Purdue is pretty much the perpetual underdog for the following reasons:

· It sponsors the fewest sports (18 if you count indoor and outdoor track the same) of the 14 members of the Big Ten Conference.

· It’s total revenues across all sports are less than half of the big dogs in the conference like Ohio State and Michigan.

· It’s average Learfield Sports Director’s Cup over 13 years is 12th in the league.

· Our three NCAA team championships (and none in a men’s sport since the 1960s), is the fewest in the league except for Rutgers.

· Our 73 recognized team sports championships is finally even with the University of Chicago, which has not participated in the Big Ten since 1945.

· Those 73 championships are only more than the noobs of Maryland (22), Nebraska (14), Notre Dame (hockey only, 2), Johns Hopkins (lacrosse only, 2) and Rutgers (0). Even Penn State has now passed us with 79 team conference championships despite about a century less history in the league.

When Purdue kicks the living crap out of Ohio State on national television it is remembered because it is an event that is not supposed to happen. We’re not supposed to be 29 points better than the No. 2 team in the country, especially in a year when Eastern friggin’ Michigan came to Purdue and won. In just about every sport except women’s golf and men’s basketball (Big Ten only) we’re the underdog to win it all.

This is also what makes all those times we have come agonizingly close to the brass ring so painful. The most recent example is the Virginia game, of course, but we have numerous memories across several sports:

· Jaclyn Hart getting injured up 1-0 against Texas in the Elite Eight in volleyball.

· Hosting a baseball regional in freakin’ Gary and falling apart in the second inning with two outs against Kent State.

· The 2001 women’s national title game.

· The Fumble

· Hummel

· Haas

· Kansas State 1988

· The relay team at the NCAA Championships a year ago.

I am sure I am missing a few there, but ours is a program that, as I have heard said before, “always manages to find the banana peel”.

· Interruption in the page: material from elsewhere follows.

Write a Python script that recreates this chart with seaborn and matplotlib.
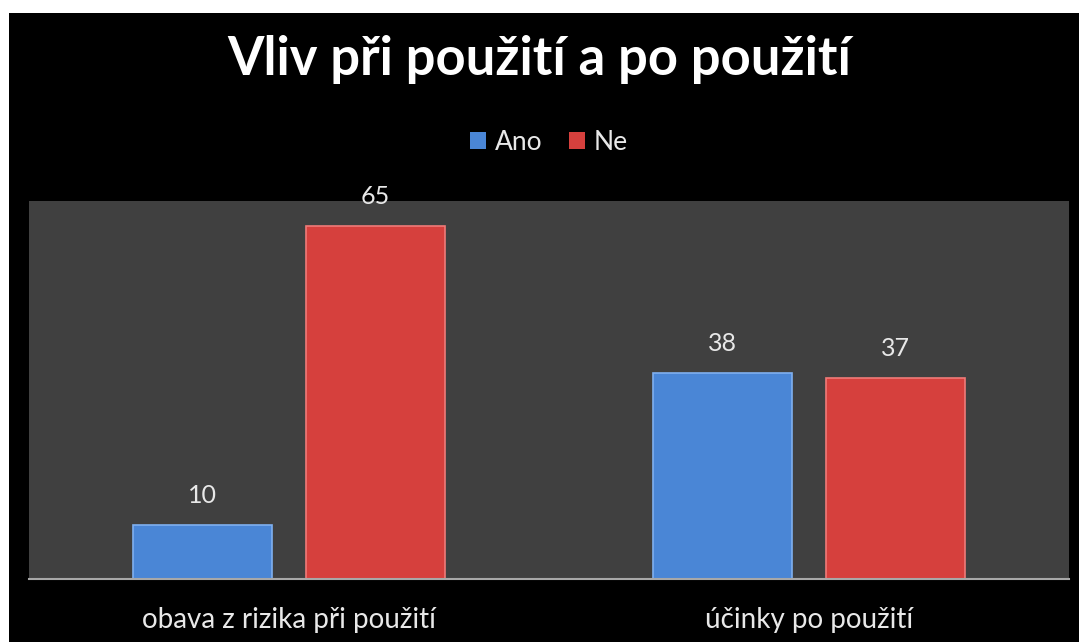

That’s what makes those rare moments of complete triumph so great. Reaching the Rose Bowl with Drew Brees, even though we lost, was the high mark of the last half century for Purdue football. The whole trip is remembered fondly by everyone. We still hold desperately on to Brees because he is one of the very few exhibits of a Purdue player being the absolute best at what he/she does. Winning the Big Ten in 2019 was one of the most surprising and satisfying titles in school history. The 1999 women’s national title remains the only one of any Big Ten school in women’s basketball, and the names Katie Douglas, Ukari Figgs, and Stephanie White are legends as a result.

As the perpetual underdog we cherish these moments because they are so rare. So often we’re the team that history happens against. Thus is our lot in life.